Au Mali, la corruption a atteint son sommet. Elle s’opère à travers plusieurs modes. Du favoritisme, de la pratique des commissions (les fameux 10%), de la régularisation de l’irrégulier quand les dossiers demandés ne sont pas complets pour obtenir un service ; à la manipulation des registres normatifs et réglementaires pour échapper aux contrôles. Aux fausses déclarations pour lesquelles les agents obligent explicitement l’usager à acheter le matériel utilisé pour le service. Aussi, le dédoublement de fonction quand un agent oblige un usager à mener affaire avec sa propre entreprise. Et surtout la personnalisation des relations avec un agent prêt à intervenir en faveur du citoyen à tout moment.
La pratique de la corruption au Mali n’est pas un fait isolé. Elle tend de plus en plus à se généraliser. Après les différents rapports des structures spécialisées pour lutter contre le fléau, la CNDH vient à son tour de lever le voile sur le phénomène. Lequel phénomène qui est, dit-on aujourd’hui, systémique. Avec des acteurs dans toutes les structures publiques, parapubliques et privées. Et présents à toutes les échelles des institutions et structures et dans toutes les catégories socioprofessionnelles.
La corruption est plus visible dans certains secteurs que d’autres. Parmi les plus spécialisés, le rapport épingle la justice, l’éducation, la santé, la politique, les administrations fiscales et économiques, les institutions privées (banques, entreprises privés, etc.…), les institutions d’aide au développement (agences, ONG nationales et internationales), les institutions financières, les services de répression (police, gendarmerie, garde, eux et forets), les services de contrôle (impôts, affaires économiques, inspections etc.…). Aussi, les organisations paysannes (AV, fédération paysannes coopératives).

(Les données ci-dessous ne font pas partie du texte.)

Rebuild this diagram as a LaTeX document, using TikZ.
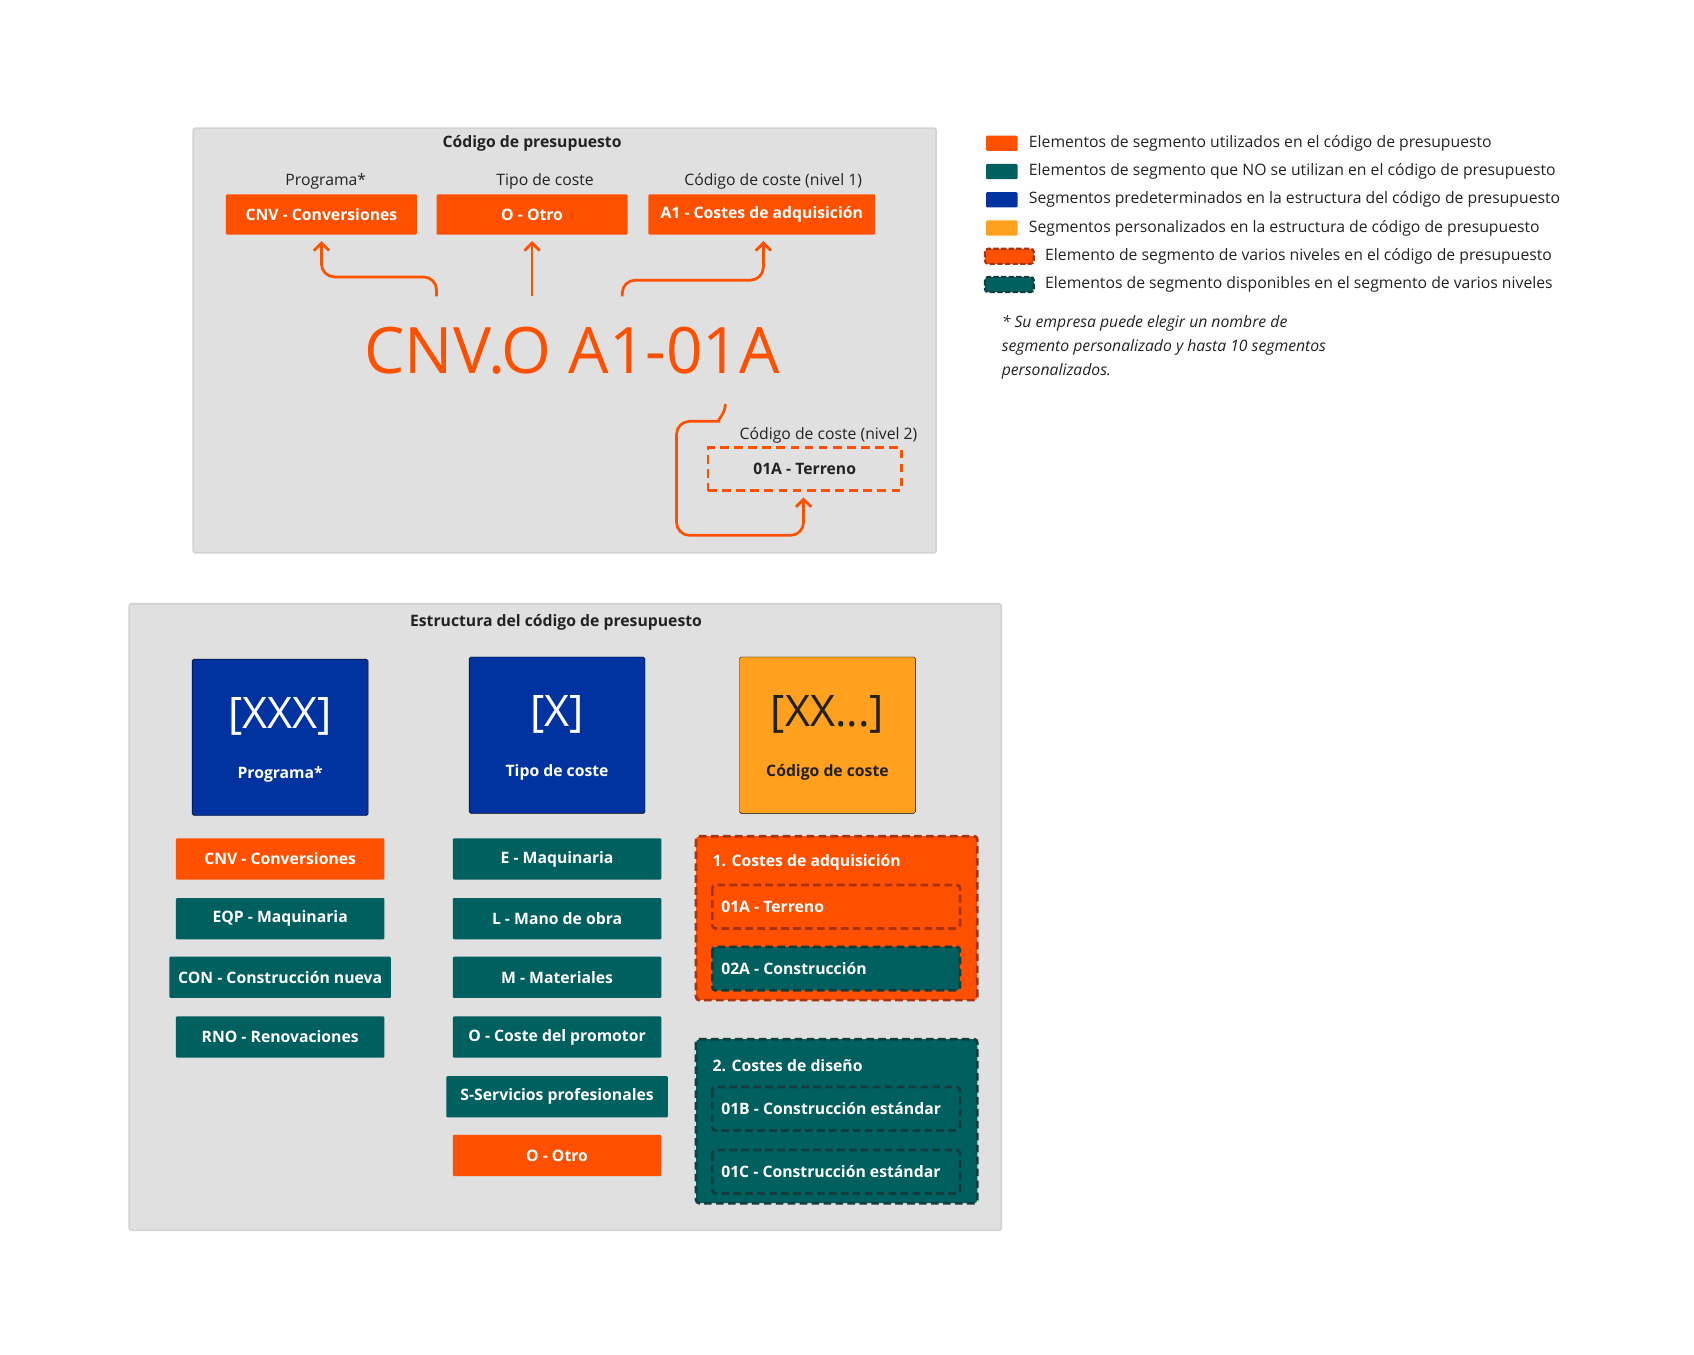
\documentclass[tikz,border=0pt]{standalone}
\usepackage{fontspec}
\setmainfont{Open Sans}
\usetikzlibrary{arrows.meta}
\definecolor{org}{HTML}{FF5000}
\definecolor{tea}{HTML}{005F5F}
\definecolor{blu}{HTML}{0033A0}
\definecolor{amb}{HTML}{FFA01E}
\definecolor{pan}{HTML}{E0E0E0}
\definecolor{panb}{HTML}{D2D2D2}
\definecolor{dred}{HTML}{A83214}
\definecolor{dtea}{HTML}{143C3C}
\definecolor{txt}{HTML}{222222}
\tikzset{
 x=1pt,y=-1pt,
 panel/.style={draw=panb,line width=1.5pt,fill=pan,rounded corners=2pt},
 bx/.style={fill=#1,text=white,font=\bfseries\fontsize{14.5}{17}\selectfont,inner sep=0pt,rounded corners=1pt},
 lab/.style={font=\fontsize{14.5}{17}\selectfont,text=txt},
 ttl/.style={font=\bfseries\fontsize{14.5}{17}\selectfont,text=txt},
 big/.style={fill=#1,inner sep=0pt,rounded corners=1.5pt},
 dsh/.style={draw=#1,line width=2.5pt,dash pattern=on 7pt off 4pt,rounded corners=3pt},
 arr/.style={draw=org,line width=2.5pt,-{Straight Barb[length=7pt,width=14pt]},rounded corners=12pt},
 leg/.style={font=\fontsize{14.5}{17}\selectfont,text=txt,anchor=west},
}
\begin{document}
\begin{tikzpicture}
\useasboundingbox (0,0) rectangle (1560,1247);
% top panel
\draw[panel] (178,118) rectangle (862,509);
\node[ttl] (t1) at (490,132) {Código de presupuesto};
\node[lab] (l1) at (300,167) {Programa*};
\node[lab] (l2) at (502,167) {Tipo de coste};
\node[lab] (l3) at (712,167) {Código de coste (nivel 1)};
\node[bx=org,minimum width=176,minimum height=37] (b1) at (296,197.5) {CNV - Conversiones};
\node[bx=org,minimum width=176,minimum height=37] (b2) at (490,197.5) {O - Otro};
\node[bx=org,minimum width=209,minimum height=37] (b3) at (701.5,197.5) {A1 - Costes de adquisición};
\node[text=org,font=\fontsize{59}{64}\selectfont] (code) at (527,323) {CNV.O A1-01A};
\coordinate (c1) at (402,273);
\coordinate (c2) at (490,273);
\coordinate (c3) at (573,273);
\draw[arr] (c1) -- (402,255) -- (296,255) -- (b1.south|-0,222);
\draw[arr] (c2) -- (490,222);
\draw[arr] (c3) -- (573,258) -- (703,258) -- (703,222);
\node[lab] (l4) at (763,401) {Código de coste (nivel 2)};
\node[draw=org,line width=2.5pt,dash pattern=on 8pt off 5pt,minimum width=178,minimum height=40,font=\bfseries\fontsize{14.5}{17}\selectfont,text=txt] (t01) at (741,432) {01A - Terreno};
\coordinate (c4) at (668,372);
\draw[arr] (c4) to[out=-90,in=0] (650,388) -- (623,388) -- (623,493) -- (740,493) -- (740,458);
% legend
\fill[org,rounded corners=1pt] (908,125) rectangle (937,139);
\fill[tea,rounded corners=1pt] (908,151) rectangle (937,165);
\fill[blu,rounded corners=1pt] (908,177) rectangle (937,191);
\fill[amb,rounded corners=1pt] (908,203) rectangle (937,217);
\draw[fill=org,dsh=dred,line width=2pt,dash pattern=on 5pt off 2pt] (907,229) rectangle (952,243);
\draw[fill=tea,dsh=dtea,line width=2pt,dash pattern=on 5pt off 2pt] (907,255) rectangle (952,269);
\node[leg] (g1) at (944,132) {Elementos de segmento utilizados en el código de presupuesto};
\node[leg] (g2) at (944,158) {Elementos de segmento que NO se utilizan en el código de presupuesto};
\node[leg] (g3) at (944,184) {Segmentos predeterminados en la estructura del código de presupuesto};
\node[leg] (g4) at (944,210) {Segmentos personalizados en la estructura de código de presupuesto};
\node[leg] (g5) at (959,236) {Elemento de segmento de varios niveles en el código de presupuesto};
\node[leg] (g6) at (959,262) {Elementos de segmento disponibles en el segmento de varios niveles};
\node[leg,font=\itshape\fontsize{14.5}{22}\selectfont,align=left,anchor=north west] (note) at (919,287) {* Su empresa puede elegir un nombre de\\segmento personalizado y hasta 10 segmentos\\personalizados.};
% bottom panel
\draw[panel] (119,556) rectangle (922,1133);
\node[ttl] (t2) at (512,573) {Estructura del código de presupuesto};
\draw[big=blu] (177,607) rectangle (339,751);
\node[text=white,font=\fontsize{40}{44}\selectfont] (s1) at (258,660) {[XXX]};
\node[text=white,font=\bfseries\fontsize{14.5}{17}\selectfont] (s1b) at (258,713) {Programa*};
\draw[big=blu] (432,605) rectangle (594,749);
\node[text=white,font=\fontsize{40}{44}\selectfont] (s2) at (513,658) {[X]};
\node[text=white,font=\bfseries\fontsize{14.5}{17}\selectfont] (s2b) at (513,711) {Tipo de coste};
\draw[big=amb] (681,605) rectangle (843,749);
\node[text=txt,font=\fontsize{40}{44}\selectfont] (s3) at (762,658) {[XX...]};
\node[text=txt,font=\bfseries\fontsize{14.5}{17}\selectfont] (s3b) at (762,711) {Código de coste};
% col1
\node[bx=org,minimum width=192,minimum height=38] (p1) at (258,791) {CNV - Conversiones};
\node[bx=tea,minimum width=192,minimum height=38] (p2) at (258,846) {EQP - Maquinaria};
\node[bx=tea,minimum width=204,minimum height=38] (p3) at (258,900) {CON - Construcción nueva};
\node[bx=tea,minimum width=192,minimum height=38] (p4) at (258,955) {RNO - Renovaciones};
% col2
\node[bx=tea,minimum width=192,minimum height=38] (q1) at (513,791) {E - Maquinaria};
\node[bx=tea,minimum width=192,minimum height=38] (q2) at (513,846) {L - Mano de obra};
\node[bx=tea,minimum width=192,minimum height=38] (q3) at (513,900) {M - Materiales};
\node[bx=tea,minimum width=192,minimum height=38] (q4) at (513,955) {O - Coste del promotor};
\node[bx=tea,minimum width=204,minimum height=38] (q5) at (513,1010) {S-Servicios profesionales};
\node[bx=org,minimum width=192,minimum height=38] (q6) at (513,1064) {O - Otro};
% col3
\draw[fill=org,dsh=dred] (641,770) rectangle (900,921);
\node[bx=org,anchor=west,fill=none] (r0) at (656,794) {1. Costes de adquisición};
\draw[dsh=dred] (656,815) rectangle (884,855);
\node[bx=org,anchor=west,fill=none] (r1) at (664,835) {01A - Terreno};
\draw[fill=tea,dsh=dtea] (656,872) rectangle (884,912);
\node[bx=tea,anchor=west,fill=none] (r2) at (664,892) {02A - Construcción};
\draw[fill=tea,dsh=dtea] (641,957) rectangle (900,1108);
\node[bx=tea,anchor=west,fill=none] (u0) at (656,981) {2. Costes de diseño};
\draw[dsh=dtea] (656,1001) rectangle (884,1041);
\node[bx=tea,anchor=west,fill=none] (u1) at (664,1021) {01B - Construcción estándar};
\draw[dsh=dtea] (656,1059) rectangle (884,1099);
\node[bx=tea,anchor=west,fill=none] (u2) at (664,1079) {01C - Construcción estándar};
\end{tikzpicture}
\end{document}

Des conséquences fatales pour l’avenir du Mali
Au regard de l’aggravement de la situation dont fait état la CNDH, il faut s’entendre tôt ou tard, au Mali, à des révoltes ou des conflits sociaux. Surtout que la corruption a des conséquences sociales, économiques et politiques. Sur le plan social, la marginalisation et l’exclusion règnent dans notre pays. Les citoyens n’ayant pas les moyens de corrompre pour l’accès aux services essentiels de base sont écartés de facto. Cette situation est le jeu favori dans les services maliens. A cela, il faut noter la marginalisation et le mépris à l’égard des agents publics honnêtes et intègres. Ceux-ci sont traités d’asociaux, de méchants et d’égoïstes.
Par ailleurs, des usagers qui refusent de corrompre les agents publics sont confrontés à d’énormes souffrances. Entre autres, l’anémie sociale, la dévalorisation du travail, la fuite des cerveaux et le règne des médiocres, et la glorification des corrompus.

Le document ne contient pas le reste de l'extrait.